Grouper season opens May 1st on Florida’s Atlantic coast, so our local fishermen will once again be targeting this popular and great eating fish. Grouper has a hearty, but light meat and is very family friendly (kids love it) because of its mild taste. Florida is home to many different types of grouper, including the common gag, black and red grouper. Most are great tasting and are commonly seen on restaurant menus in the form of grouper sandwiches and grouper fingers.
The following recipe is for grouper fingers, but you can easily fry the whole filet with the same recipe and make yourself a delicious sandwich. You can deep fry if you have a deep fryer, but I prefer to shallow fry in a frying pan with healthier oils like olive and avocado. Grouper fingers make a great appetizer, or you can serve them with coleslaw and/or beans and rice for an entrée.
- 1 1/2 pounds Grouper fillets
- 1 cup flour
- 1 cup cornmeal
- 2 eggs beaten
- 1 tablespoon Creole seasoning (Zatarain’s, Tony Cachare’s or Slap Ya Mama)
- Hot sauce
- Olive or avocado oil
- 1 cup light mayonnaise
- 1 cup low-fat Greek yogurt
- 4 tablespoons minced sweet pickles (or dill pickles)
- 2 tablespoons Pickapeppa sauce
- 2 tablespoons minced green onion
- 1/4 cup fresh lime juice
- 1 tablespoon minced fresh parsley
Caribbean Tartar Sauce
I like a lighter tartar sauce, so this recipe uses half Greek yogurt, but you can use all mayo if you want. Mix the last 7 ingredients together well in a bowl, cover and place in the refrigerator for at least an hour. You can make it a day or two in advance if you want.
- Cut the grouper into fingers about 1/2 inch thick. Marinate the fingers in buttermilk for about 30 minutes and then pat dry the grouper with a paper towel. It is very important the the fish is dry so the breading will stick to it.
- You will need 3 bowls for the breading. Put 1/2 cup of flour in the first bowl. Beat the eggs and put them in the second bowl with a couple dashes of hot sauce (optional). Mix the cornmeal, Creole seasoning and remaining flour in the third bowl.
- Dip the fish in the flour shaking off the excess, then dip it in the egg and then finally into the mixture of cornmeal, flour and seasoning. Set the fish on a plate or wire rack to dry.
- Add the oil to a frying pan and heat to about 375 degrees.
- Gently add the grouper fingers one at a time to the pan while maintaining the heat. Fry the fish for about 2-3 minutes per side until golden brown and crispy.
- Remove the fish and drain on a wire rack or on a plate covered with paper towels.

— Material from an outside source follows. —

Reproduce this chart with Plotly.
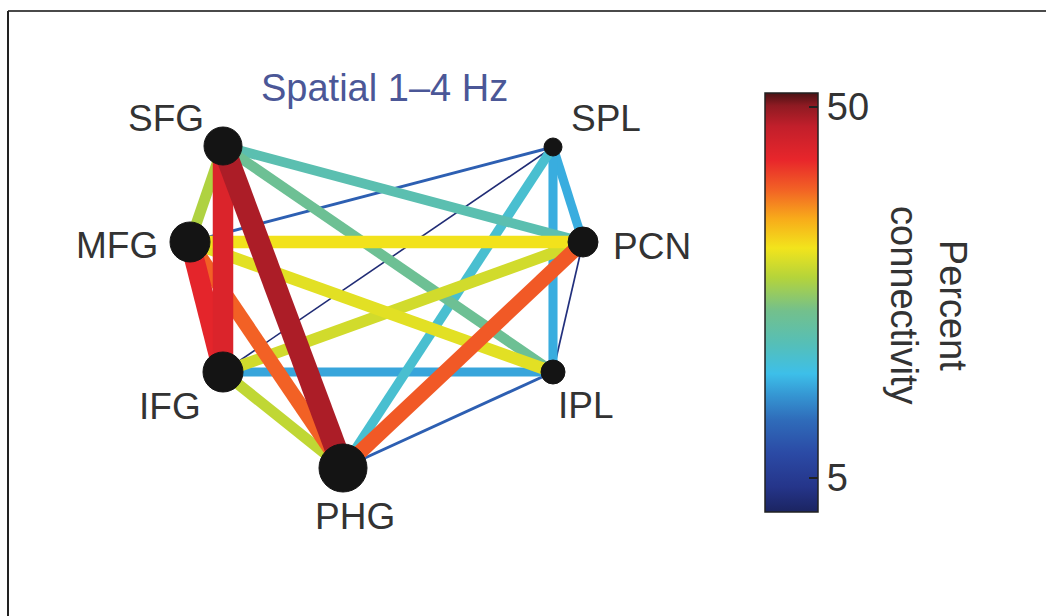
import numpy as np
import plotly.graph_objects as go
from plotly.colors import sample_colorscale

# Regions of interest and their node sizes (marker diameter, px)
nodes = ["SFG", "MFG", "IFG", "PHG", "SPL", "PCN", "IPL"]
node_sizes = [38, 40, 40, 48, 18, 30, 24]

# Circular-ish layout of the network (canvas coordinates, y grows downwards)
node_xy = {
    "SFG": (223, 146), "MFG": (190, 242), "IFG": (223, 372), "PHG": (343, 468),
    "SPL": (553, 147), "PCN": (583, 242), "IPL": (553, 372),
}
# Label anchor points for each region name
label_xy = {
    "SFG": (166, 118), "MFG": (117, 245), "IFG": (170, 406), "PHG": (355, 516),
    "SPL": (606, 118), "PCN": (652, 246), "IPL": (586, 405),
}

# Connections and their percent connectivity
edge_src = ["SFG", "SFG", "SFG", "SFG", "SFG", "MFG", "MFG", "MFG", "MFG", "MFG",
            "IFG", "IFG", "IFG", "IFG", "PHG", "PHG", "PHG", "SPL", "SPL", "PCN"]
edge_dst = ["MFG", "IFG", "PHG", "PCN", "IPL", "IFG", "PHG", "SPL", "PCN", "IPL",
            "PHG", "SPL", "PCN", "IPL", "SPL", "PCN", "IPL", "PCN", "IPL", "IPL"]
connectivity = [29, 45, 48.7, 22, 24.5, 44, 40, 10.5, 33, 32,
                30, 2.4, 31, 16, 19.5, 40.5, 10.5, 16.5, 16.5, 3]

cbar_ticks = [5, 50]
cmin, cmax = 0.9, 51.7

jet_like = [
    [0.00, "#1b2461"], [0.06, "#25358a"], [0.14, "#2b4aa5"], [0.22, "#2f6cba"],
    [0.28, "#3597d3"], [0.33, "#3dbfe9"], [0.40, "#55bfb8"], [0.48, "#73c08c"],
    [0.56, "#b5d43a"], [0.63, "#f2e41c"], [0.70, "#f8ab1a"], [0.77, "#f26125"],
    [0.84, "#e8262b"], [0.92, "#c21f2b"], [0.97, "#8e1a22"], [1.00, "#4a1214"],
]

FONT = "Liberation Sans, Arial, Helvetica, sans-serif"
TXT = "#333333"


def edge_width(v):
    return float(np.interp(v, [0, 12, 16, 30, 34, 41, 44, 50],
                           [1.2, 3.2, 9, 11, 13, 15, 20, 23]))


fig = go.Figure()

# Edges, weakest first so strong links sit on top
order = np.argsort(connectivity, kind="stable")
for i in order:
    v = connectivity[i]
    a, b = node_xy[edge_src[i]], node_xy[edge_dst[i]]
    col = sample_colorscale(jet_like, [(v - cmin) / (cmax - cmin)])[0]
    fig.add_trace(go.Scatter(
        x=[a[0], b[0]], y=[a[1], b[1]], mode="lines",
        line=dict(color=col, width=edge_width(v)),
        hoverinfo="skip", showlegend=False,
    ))

# Nodes
fig.add_trace(go.Scatter(
    x=[node_xy[n][0] for n in nodes], y=[node_xy[n][1] for n in nodes],
    mode="markers", opacity=1,
    marker=dict(size=node_sizes, color="#141414", opacity=1,
                line=dict(width=1, color="#141414")),
    text=nodes, hoverinfo="text", showlegend=False,
))

# Colour scale bar
fig.add_trace(go.Scatter(
    x=[-100] * len(connectivity), y=[-100] * len(connectivity), mode="markers",
    marker=dict(
        color=connectivity, colorscale=jet_like, cmin=cmin, cmax=cmax, size=1,
        showscale=True,
        colorbar=dict(
            x=765 / 1046, xanchor="left", xpad=0,
            y=1 - 302.5 / 616, yanchor="middle", ypad=0,
            lenmode="pixels", len=419, thicknessmode="pixels", thickness=53,
            outlinewidth=1.5, outlinecolor="#222222",
            tickmode="array", tickvals=cbar_ticks, ticktext=[str(t) for t in cbar_ticks],
            ticks="inside", ticklen=9, tickwidth=2, tickcolor="#222222",
            tickfont=dict(family=FONT, size=38, color=TXT),
        ),
    ),
    hoverinfo="skip", showlegend=False,
))

annotations = []
for n in nodes:
    lx, ly = label_xy[n]
    annotations.append(dict(
        x=lx, y=ly, xref="x", yref="y", text=n, showarrow=False,
        font=dict(family=FONT, size=37, color=TXT), xanchor="center", yanchor="middle",
    ))
annotations.append(dict(
    x=384, y=88, xref="x", yref="y", text="Spatial 1–4 Hz", showarrow=False,
    font=dict(family=FONT, size=38, color="#4b5797"), xanchor="center", yanchor="middle",
))
annotations.append(dict(
    x=929, y=305, xref="x", yref="y", text="Percent<br>connectivity", showarrow=False,
    textangle=90, font=dict(family=FONT, size=38, color=TXT),
    xanchor="center", yanchor="middle",
))

fig.update_layout(
    width=1046, height=616,
    margin=dict(l=0, r=0, t=0, b=0),
    paper_bgcolor="white", plot_bgcolor="white",
    xaxis=dict(range=[0, 1046], visible=False, fixedrange=True),
    yaxis=dict(range=[616, 0], visible=False, fixedrange=True),
    annotations=annotations,
    shapes=[
        dict(type="line", xref="x", yref="y", x0=8, y0=11, x1=1046, y1=11,
             line=dict(color="#4a4a4a", width=2)),
        dict(type="line", xref="x", yref="y", x0=8, y0=11, x1=8, y1=616,
             line=dict(color="#222222", width=2)),
    ],
)

fig.write_html("out.html")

- Serve warm with tartar sauce and lemon garnish.
Other Serving Options:
Arrange fingers on a brioche bun with lettuce, tomato and tartar sauce. Serve with fried tostones. The tostones recipe is included in our ceviche recipe here.
Grouper Finger Entrée with Pineapple Coleslaw
Serve the grouper fingers with tartar sauce, coleslaw and red beans and rice. Try this easy pineapple coleslaw recipe:
- 3/4 cup light mayonnaise
- 2 tablespoons sugar
- 1 tablespoon pineapple juice
- 1 tablespoon lime juice
- 1/2 tablespoon apple cider vinegar
- Salt and pepper to taste
- 1 (16 oz.) bag of coleslaw mix
- 1/2 cup chopped green onion
- 1/3 cup chopped red onion
- 1/4 cup chopped cilantro
- 1 jalapeno chopped with seeds removed
- 1/2 cup chopped fresh pineapple
Mix first 6 ingredients together to make the sauce. Add remaining ingredients and toss well. Store in refrigerator until ready to serve, up to 2 days.